Read and consider Romans 12:1-2, Ephesians 4:1-3, and Colossians 3:1-4. Perhaps Paul's most doctrinal and foundational books and in all 3 of them he first establishes and roots the Church in Christ and His grace, then exhorts and teaches the Church what it looks like to live in Christ and His grace. He wants us to be convinced that nothing will separate us from Christ and His love for us even when we don’t have lovable thoughts, actions or words. Only Christ and His grace can explain that.
In Romans 12, we are encouraged to offer our bodies as living sacrifices. However, that exhortation comes after the necessary reminder of God’s mercy in our lives (Romans 1-11). In Ephesians 4, we are called to walk worthy of our calling. It took Paul three chapters to remind the Ephesian Church of what their calling already was, past tense. He asked them to walk in who they already were in Christ. And in Colossians 3, Paul first reminds them of what God had already done for them as well as to them for the purpose of establishing a foundation for their practical walk with Him. He reminded them of who they were by what Christ had done so that they would properly understand the walk of faith with Christ today.
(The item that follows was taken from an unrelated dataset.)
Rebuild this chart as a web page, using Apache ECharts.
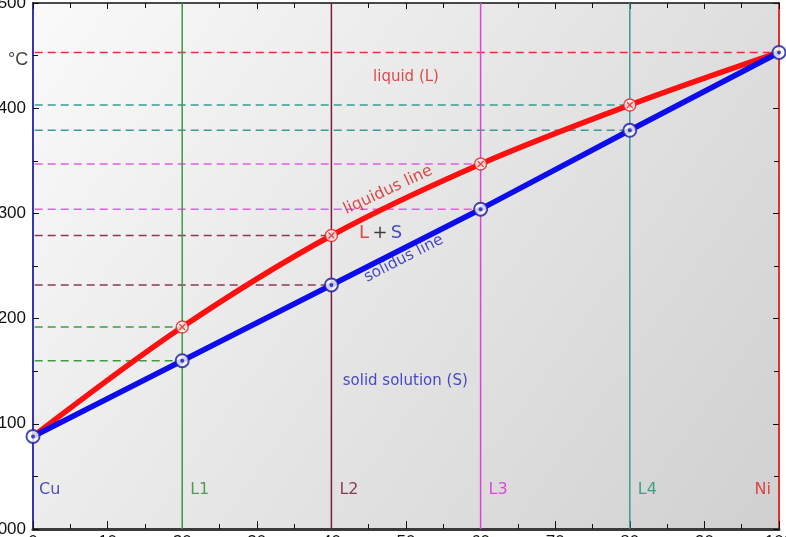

Why is this all important? First and foremost, it displays the character and nature of our Heavenly Father, our Savior, and the permanently indwelling Holy Spirit. If we misunderstand God, we will misunderstand EVERYTHING else. It starts and ends with Him. Secondly, as God is the example and standard, we now have an eternally powerful and healthy motivation to follow Christ as His disciple. Christ and His grace are our motivation.
The solid foundation of Christ, the fullness of grace, can establish a strong assurance within us that sets us well for living with Him today in a world that desperately needs Him. We will be led into the valley of death of people’s lives, if you will, but if we are still wondering about our life and salvation in Christ, if we have doubts of our security in Him, we will never walk with Him in confidence through those valleys for the good of others. Only Christ and His grace assure us that everything will be okay even when it seems as if it will not.
In 1 Corinthians 15, Paul makes a bold statement about his work considering the work of other apostles. If his statement is not understood in its context and entirety, it would be outlandish and ludicrous. Paul states that he worked harder than any other apostle. Wow, what a prideful egomaniac! However, that couldn’t be further from the truth. Right after that he states, “Yet not I, but the grace of God that was with me.” Paul connected His work to the grace of God. He saw that it, God’s grace, was with and in him throughout all he did. He recognizes that he should not receive any accolades from others because it was Another who was the source of his work.
Christ is our life (Col. 3:4) and the life that we live is a life of faith (Gal. 2:20). That can ONLY be a reality through the grace of God.